Bloody Gears – Frozen Rain (Grave Mistake)
Music reviewer confession time. I wrote out a fairly long review of Bloody Gears' new EP, tying them to the aesthetic of bands like the Wipers and linking it further to some larger aesthetic of morose melodic punk bands from the Pacific Northwest, using an EP title like Frozen Rain in conjunction with the region's weather patterns to support my conceptions of Cascadian despresso-punk. Except that Bloody Gears are from Boston. So it's all out the goddamn window and I'm forced to come to terms with the axiom that to assume makes and ass out of [yo]u and me, though I would be a terrible reviewer to immediately implicate readers in this misunderstanding (however, I daresay others could easily make the same mistake).
Having gotten that off my chest, I don't want to sound like I consider Bloody Gears a Wipers rip-off (I hate to harp on the comparison – sorry). There are some strong similarities, but there's a general sense that they're working from the same sort of propulsive despair utilized by their apparent precursors, building from a sense that we're all fucked, that we're all those selfsame gears in an unfeeling apparatus, and that even outside the scope of these artificial and dehumanizing machinations we're all subject to an unfeeling and uncaring universe. The choice between the bloody gears and the frozen rain might not seem as cut and dried as those who would pit industrialization against nature would make it seem.
And this may sound terrible, a depressing reminder that the cast-offs of post-industrial Western Civilization might never find a comforting home outside the grave, but it manages to pull off being a beautifully orchestrated evocation of feeling fucked, of coming to terms with not having many options in life but of perservering anyways. Despite the EP's three songs bearing titles like “Frozen Rain,” “Bite the Hand,” and “Tragic Mistake,” there is a propulsive drive to the music that balances the more morose elements. It's possessed of a liveliness that acts as a reminder that suffering is the cost of living, and that those capable of grabbing life's reins and pulling hard can find in despair the means to transcend it.
Anybody who would take umbrage with this record because it sounds somewhat familiar doesn't get the point.
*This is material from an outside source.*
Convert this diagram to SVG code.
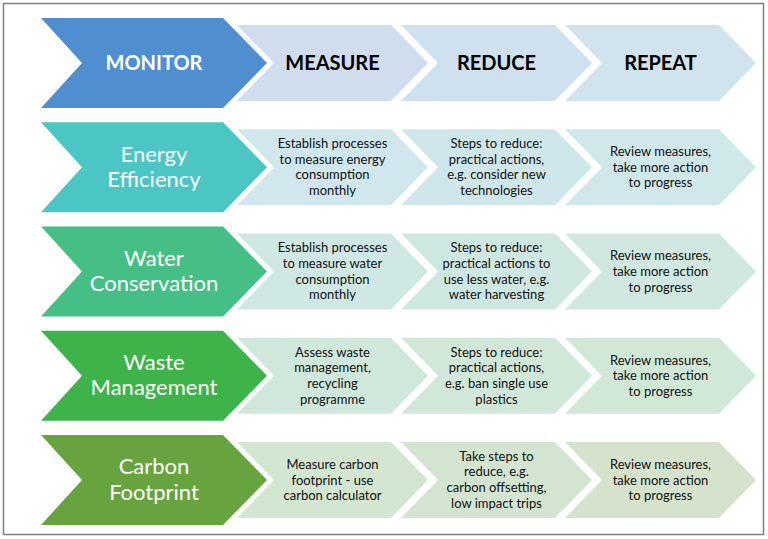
<svg xmlns="http://www.w3.org/2000/svg" width="768" height="539" viewBox="0 0 768 539">
<style>
.hd{font-family:Lato,"Open Sans",sans-serif;font-weight:bold;font-size:20px;text-anchor:middle}
.big{font-family:Lato,"Open Sans",sans-serif;font-size:22px;fill:#ffffff;text-anchor:middle}
.sm{font-family:Lato,"Open Sans",sans-serif;font-size:13px;fill:#111111;text-anchor:middle}
</style>
<defs>
<path id="bigc" d="M0,0 L182,0 L226,45 L182,90 L0,90 L41,45 Z"/>
<path id="smc" d="M0,0 L154,0 L191,38 L154,76 L0,76 L37,38 Z"/>
</defs>
<rect x="3.5" y="3.5" width="760" height="531" fill="#ffffff" stroke="#808080" stroke-width="1.5"/>
<g id="connectors"></g>

<g id="row-header">
<g id="monitor"><use href="#bigc" x="41" y="18" fill="#4F8FCF"/><text class="hd" x="154" y="70" fill="#ffffff">MONITOR</text></g>
<g id="measure"><use href="#smc" x="237" y="25" fill="#D0DDEE"/><text class="hd" x="332.5" y="70" fill="#000000">MEASURE</text></g>
<g id="reduce"><use href="#smc" x="401" y="25" fill="#CFE0EE"/><text class="hd" x="496.5" y="70" fill="#000000">REDUCE</text></g>
<g id="repeat"><use href="#smc" x="565" y="25" fill="#D1E4EE"/><text class="hd" x="660.5" y="70" fill="#000000">REPEAT</text></g>
</g>

<g id="row-energy">
<g id="energy"><use href="#bigc" x="41" y="122.25" fill="#4BC6C5"/><text class="big" x="154" y="161.5">Energy</text><text class="big" x="154" y="187">Efficiency</text></g>
<g id="energy-measure"><use href="#smc" x="237" y="129.25" fill="#D0E7ED"/><text class="sm" x="332.5"><tspan x="332.5" y="148">Establish processes</tspan><tspan x="332.5" y="163.7">to measure energy</tspan><tspan x="332.5" y="179.4">consumption</tspan><tspan x="332.5" y="195.1">monthly</tspan></text></g>
<g id="energy-reduce"><use href="#smc" x="401" y="129.25" fill="#CFE7EB"/><text class="sm"><tspan x="496.5" y="148">Steps to reduce:</tspan><tspan x="496.5" y="163.7">practical actions,</tspan><tspan x="496.5" y="179.4">e.g. consider new</tspan><tspan x="496.5" y="195.1">technologies</tspan></text></g>
<g id="energy-repeat"><use href="#smc" x="565" y="129.25" fill="#D0E8EA"/><text class="sm"><tspan x="660.5" y="156">Review measures,</tspan><tspan x="660.5" y="171.7">take more action</tspan><tspan x="660.5" y="187.4">to progress</tspan></text></g>
</g>

<g id="row-water">
<g id="water"><use href="#bigc" x="41" y="226.5" fill="#45BF86"/><text class="big" x="154" y="265.5">Water</text><text class="big" x="154" y="291">Conservation</text></g>
<g id="water-measure"><use href="#smc" x="237" y="233.5" fill="#CFE8E4"/><text class="sm"><tspan x="332.5" y="252.2">Establish processes</tspan><tspan x="332.5" y="267.9">to measure water</tspan><tspan x="332.5" y="283.6">consumption</tspan><tspan x="332.5" y="299.3">monthly</tspan></text></g>
<g id="water-reduce"><use href="#smc" x="401" y="233.5" fill="#CFE7E1"/><text class="sm"><tspan x="496.5" y="252.2">Steps to reduce:</tspan><tspan x="496.5" y="267.9">practical actions to</tspan><tspan x="496.5" y="283.6">use less water, e.g.</tspan><tspan x="496.5" y="299.3">water harvesting</tspan></text></g>
<g id="water-repeat"><use href="#smc" x="565" y="233.5" fill="#D0E8DF"/><text class="sm"><tspan x="660.5" y="260.2">Review measures,</tspan><tspan x="660.5" y="275.9">take more action</tspan><tspan x="660.5" y="291.6">to progress</tspan></text></g>
</g>

<g id="row-waste">
<g id="waste"><use href="#bigc" x="41" y="330.75" fill="#3EB34A"/><text class="big" x="154" y="369.75">Waste</text><text class="big" x="154" y="395.25">Management</text></g>
<g id="waste-measure"><use href="#smc" x="237" y="337.75" fill="#D0E8DB"/><text class="sm"><tspan x="332.5" y="356.5">Assess waste</tspan><tspan x="332.5" y="372.2">management,</tspan><tspan x="332.5" y="387.9">recycling</tspan><tspan x="332.5" y="403.6">programme</tspan></text></g>
<g id="waste-reduce"><use href="#smc" x="401" y="337.75" fill="#D1E8D9"/><text class="sm"><tspan x="496.5" y="356.5">Steps to reduce:</tspan><tspan x="496.5" y="372.2">practical actions,</tspan><tspan x="496.5" y="387.9">e.g. ban single use</tspan><tspan x="496.5" y="403.6">plastics</tspan></text></g>
<g id="waste-repeat"><use href="#smc" x="565" y="337.75" fill="#D2E8D7"/><text class="sm"><tspan x="660.5" y="364.5">Review measures,</tspan><tspan x="660.5" y="380.2">take more action</tspan><tspan x="660.5" y="395.9">to progress</tspan></text></g>
</g>

<g id="row-carbon">
<g id="carbon"><use href="#bigc" x="41" y="435" fill="#67A43F"/><text class="big" x="154" y="474">Carbon</text><text class="big" x="154" y="499.5">Footprint</text></g>
<g id="carbon-measure"><use href="#smc" x="237" y="442" fill="#D2E6D2"/><text class="sm"><tspan x="332.5" y="468.8">Measure carbon</tspan><tspan x="332.5" y="484.5">footprint - use</tspan><tspan x="332.5" y="500.2">carbon calculator</tspan></text></g>
<g id="carbon-reduce"><use href="#smc" x="401" y="442" fill="#D3E5D0"/><text class="sm"><tspan x="496.5" y="460.7">Take steps to</tspan><tspan x="496.5" y="476.4">reduce, e.g.</tspan><tspan x="496.5" y="492.1">carbon offsetting,</tspan><tspan x="496.5" y="507.8">low impact trips</tspan></text></g>
<g id="carbon-repeat"><use href="#smc" x="565" y="442" fill="#D5E3CD"/><text class="sm"><tspan x="660.5" y="468.8">Review measures,</tspan><tspan x="660.5" y="484.5">take more action</tspan><tspan x="660.5" y="500.2">to progress</tspan></text></g>
</g>
</svg>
In the fine rock and roll tradition of re-positioning influences, of turning the familiar and comforting into the bleakly relevant, Bloody Gears have made something bracing, a short blast of grim tenacity in the face of everything that can go wrong in this world. They pull it off so successfully that it doesn't matter where they're from or what they were trying to sound like, only that they did it, and they did it so convincingly.